A Magical Experience

A Magical Experience

Those who think sports is the most serious commitment students make while in high school have never been involved in band. Not to discount sports, there is a huge time and monetary commitment, but at least the season ends. For band members, it never ends.

“Because we had an early start to school, we had an early start to band camp in July this summer,” said Amy Woody, Director of Bands at Guyer High School. “We also had a camp in June where we rehearsed nothing but music.”

Right now it’s marching season. Students have to learn spirit songs to play during games, including pep tunes, Silveradoes (drill team) music, drum line cadences, Star Spangled Banner and other songs they play on a regular basis throughout the year. Then it’s a whole new world of marching music, based on their performance at the half time shows as well as the more detailed performance for competitions. The day I went to interview Woody, she was getting ready to take a group to play at Oakmont Country Club for the Denton ISD Luncheon for the Lake Cities Chamber of Commerce.

“We have to be on call at all times,” said Woody. “Our biggest venue is the football game where everyone sees us but the students are working all year long.”

Their marching show is based on the Marvelous Magic of Mr. Mysterical draped in 1920s vaudeville style red and gold and filled with magic and Gershwin’s Rhapsody in Blue. The staff got together as early as February to start throwing out ideas for this season. That’s how long it takes to put together a show of this caliber.

“It’s not overly prop-oriented,” explained Woody. “But there are lots of tricks going on.”

It includes one student as the magician and another as the assistant. Another student disappears in a box and reappears on the other side of the field. There is the act of sawing someone in half as well as impaling someone with swords in a box. All the while the marching band is moving around the field in rapid, fluid movements to the music.

Woody said it was important to find that delicate balance between audience appeal and something educational for the students. She went on to say that it’s best for everyone when the audience is drawn in but also that the kids enjoy it.

“We try to find something unique that appeals to everyone,” said Woody. “Last year it was classical music similar to Disney’s Fantasia, and 2 years ago the show featured the music from the Destiny video game soundtrack.”

What impresses her the most, however, is the students’ dedication to the season.

“The thing those kids are creating every Friday night takes hours upon hours of practice,” said Woody. “The potential they have is endless; we don’t give kids a lot of credit for what they can do. They supersede our activities every day.”

Woody talked about how much the kids learn from band which includes both teamwork and leadership. In band, they are taught perseverance through trials, meaning that they can fail there safely and learn from it before it becomes a more “real world” problem for them. There are also such a variety of kids in band, it teaches them to work with a varied group of people.

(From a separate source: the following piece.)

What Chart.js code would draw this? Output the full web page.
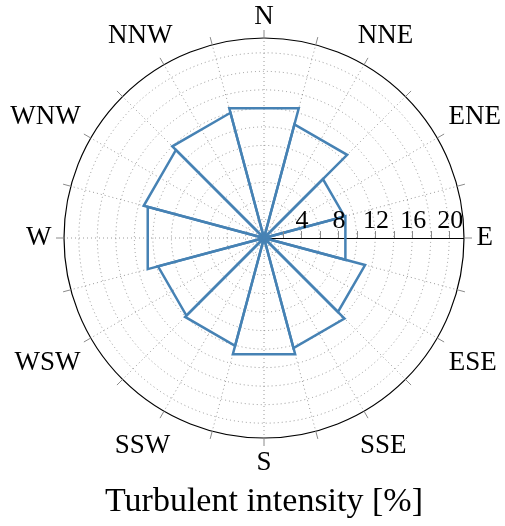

“We have super competitive and super non-competitive students and they all feel like a team,” said Woody. “I don’t know of another organization that draws on that medium.”

Following marching season the band moves swiftly into concert season, ensemble, solos and more. There are also various groups attached to band including color guard, drum lines and rifles, both during marching and winter season. They transition through their seasons without a break learning dedication, determination, teamwork, endurance, leadership and how to win or lose gracefully.

“I’m a little biased because I love it and I think it’s an awesome thing for these kids to be involved in,” said Woody. “The long term effects are just invaluable.”